▶ [DATASET EXTRACT]:
-.-.-
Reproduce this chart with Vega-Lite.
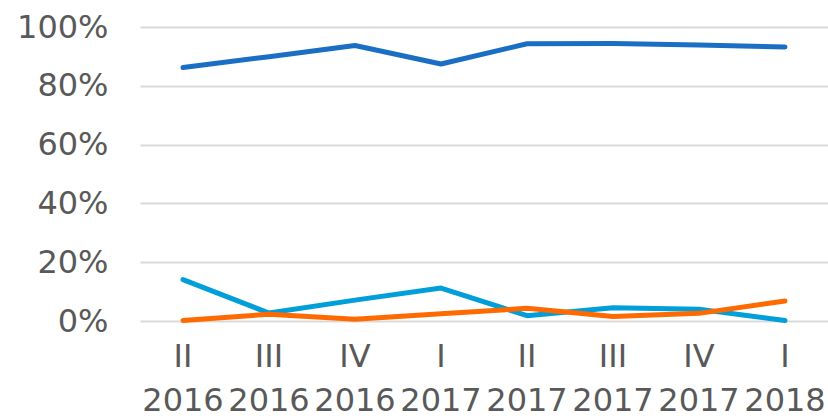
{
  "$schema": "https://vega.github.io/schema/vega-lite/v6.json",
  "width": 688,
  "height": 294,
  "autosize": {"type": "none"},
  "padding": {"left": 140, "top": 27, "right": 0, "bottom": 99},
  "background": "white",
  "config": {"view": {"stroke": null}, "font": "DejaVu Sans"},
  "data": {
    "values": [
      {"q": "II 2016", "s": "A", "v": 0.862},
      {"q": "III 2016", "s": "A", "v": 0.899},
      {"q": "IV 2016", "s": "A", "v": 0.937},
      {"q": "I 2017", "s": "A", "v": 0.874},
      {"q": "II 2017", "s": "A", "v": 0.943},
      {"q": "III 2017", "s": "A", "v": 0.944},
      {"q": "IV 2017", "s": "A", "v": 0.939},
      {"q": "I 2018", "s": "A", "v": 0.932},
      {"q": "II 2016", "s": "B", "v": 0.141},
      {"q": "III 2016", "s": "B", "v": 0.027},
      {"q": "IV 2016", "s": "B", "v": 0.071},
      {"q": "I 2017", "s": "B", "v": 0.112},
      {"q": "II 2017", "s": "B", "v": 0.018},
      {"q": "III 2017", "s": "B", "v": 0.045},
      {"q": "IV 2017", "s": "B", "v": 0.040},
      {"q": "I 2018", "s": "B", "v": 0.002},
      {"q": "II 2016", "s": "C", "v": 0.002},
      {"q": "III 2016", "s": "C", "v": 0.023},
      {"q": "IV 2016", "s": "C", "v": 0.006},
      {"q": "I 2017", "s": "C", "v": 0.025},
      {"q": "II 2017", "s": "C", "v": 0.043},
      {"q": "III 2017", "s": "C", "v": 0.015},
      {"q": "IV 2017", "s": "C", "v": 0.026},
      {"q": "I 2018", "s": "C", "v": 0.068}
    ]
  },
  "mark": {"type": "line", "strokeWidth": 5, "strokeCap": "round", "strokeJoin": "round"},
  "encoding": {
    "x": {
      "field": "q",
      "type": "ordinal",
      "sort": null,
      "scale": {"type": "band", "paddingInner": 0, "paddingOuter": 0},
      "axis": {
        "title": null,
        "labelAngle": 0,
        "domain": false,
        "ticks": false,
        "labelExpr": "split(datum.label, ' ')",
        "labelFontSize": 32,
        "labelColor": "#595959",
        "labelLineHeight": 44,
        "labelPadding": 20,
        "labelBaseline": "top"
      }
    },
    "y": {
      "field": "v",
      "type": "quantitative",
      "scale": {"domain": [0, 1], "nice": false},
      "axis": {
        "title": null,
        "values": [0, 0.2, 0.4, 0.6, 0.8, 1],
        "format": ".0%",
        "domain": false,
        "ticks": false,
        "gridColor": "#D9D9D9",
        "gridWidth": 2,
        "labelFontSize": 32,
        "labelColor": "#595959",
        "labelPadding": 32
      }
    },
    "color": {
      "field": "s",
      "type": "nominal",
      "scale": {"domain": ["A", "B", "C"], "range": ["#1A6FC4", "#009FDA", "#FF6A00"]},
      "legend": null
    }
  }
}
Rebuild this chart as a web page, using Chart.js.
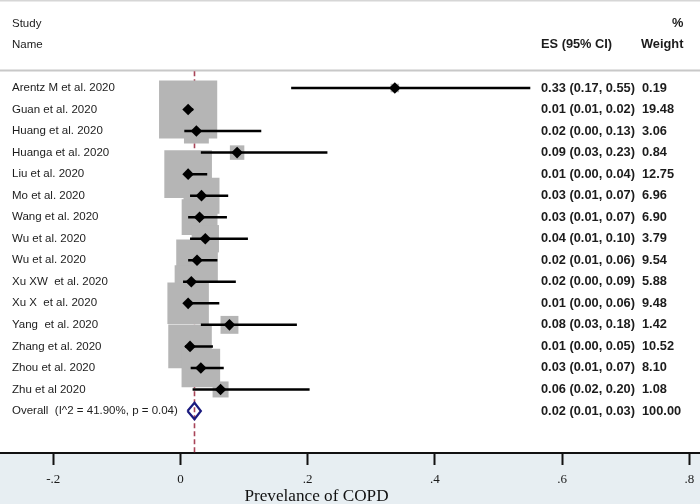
-.-.-
▶ [PROBLEM DETAILS]:
Write out the data precisely as given, excluding the pictures.

▶ [EXERCISE SOLUTION]:
Reproduce this chart with Vega-Lite.
{
  "$schema": "https://vega.github.io/schema/vega-lite/v6.json",
  "width": 688,
  "height": 294,
  "autosize": {"type": "none"},
  "padding": {"left": 140, "top": 27, "right": 0, "bottom": 99},
  "background": "white",
  "config": {"view": {"stroke": null}, "font": "DejaVu Sans"},
  "data": {
    "values": [
      {"q": "II 2016", "s": "A", "v": 0.862},
      {"q": "III 2016", "s": "A", "v": 0.899},
      {"q": "IV 2016", "s": "A", "v": 0.937},
      {"q": "I 2017", "s": "A", "v": 0.874},
      {"q": "II 2017", "s": "A", "v": 0.943},
      {"q": "III 2017", "s": "A", "v": 0.944},
      {"q": "IV 2017", "s": "A", "v": 0.939},
      {"q": "I 2018", "s": "A", "v": 0.932},
      {"q": "II 2016", "s": "B", "v": 0.141},
      {"q": "III 2016", "s": "B", "v": 0.027},
      {"q": "IV 2016", "s": "B", "v": 0.071},
      {"q": "I 2017", "s": "B", "v": 0.112},
      {"q": "II 2017", "s": "B", "v": 0.018},
      {"q": "III 2017", "s": "B", "v": 0.045},
      {"q": "IV 2017", "s": "B", "v": 0.040},
      {"q": "I 2018", "s": "B", "v": 0.002},
      {"q": "II 2016", "s": "C", "v": 0.002},
      {"q": "III 2016", "s": "C", "v": 0.023},
      {"q": "IV 2016", "s": "C", "v": 0.006},
      {"q": "I 2017", "s": "C", "v": 0.025},
      {"q": "II 2017", "s": "C", "v": 0.043},
      {"q": "III 2017", "s": "C", "v": 0.015},
      {"q": "IV 2017", "s": "C", "v": 0.026},
      {"q": "I 2018", "s": "C", "v": 0.068}
    ]
  },
  "mark": {"type": "line", "strokeWidth": 5, "strokeCap": "round", "strokeJoin": "round"},
  "encoding": {
    "x": {
      "field": "q",
      "type": "ordinal",
      "sort": null,
      "scale": {"type": "band", "paddingInner": 0, "paddingOuter": 0},
      "axis": {
        "title": null,
        "labelAngle": 0,
        "domain": false,
        "ticks": false,
        "labelExpr": "split(datum.label, ' ')",
        "labelFontSize": 32,
        "labelColor": "#595959",
        "labelLineHeight": 44,
        "labelPadding": 20,
        "labelBaseline": "top"
      }
    },
    "y": {
      "field": "v",
      "type": "quantitative",
      "scale": {"domain": [0, 1], "nice": false},
      "axis": {
        "title": null,
        "values": [0, 0.2, 0.4, 0.6, 0.8, 1],
        "format": ".0%",
        "domain": false,
        "ticks": false,
        "gridColor": "#D9D9D9",
        "gridWidth": 2,
        "labelFontSize": 32,
        "labelColor": "#595959",
        "labelPadding": 32
      }
    },
    "color": {
      "field": "s",
      "type": "nominal",
      "scale": {"domain": ["A", "B", "C"], "range": ["#1A6FC4", "#009FDA", "#FF6A00"]},
      "legend": null
    }
  }
}
Rebuild this chart as a web page, using Chart.js.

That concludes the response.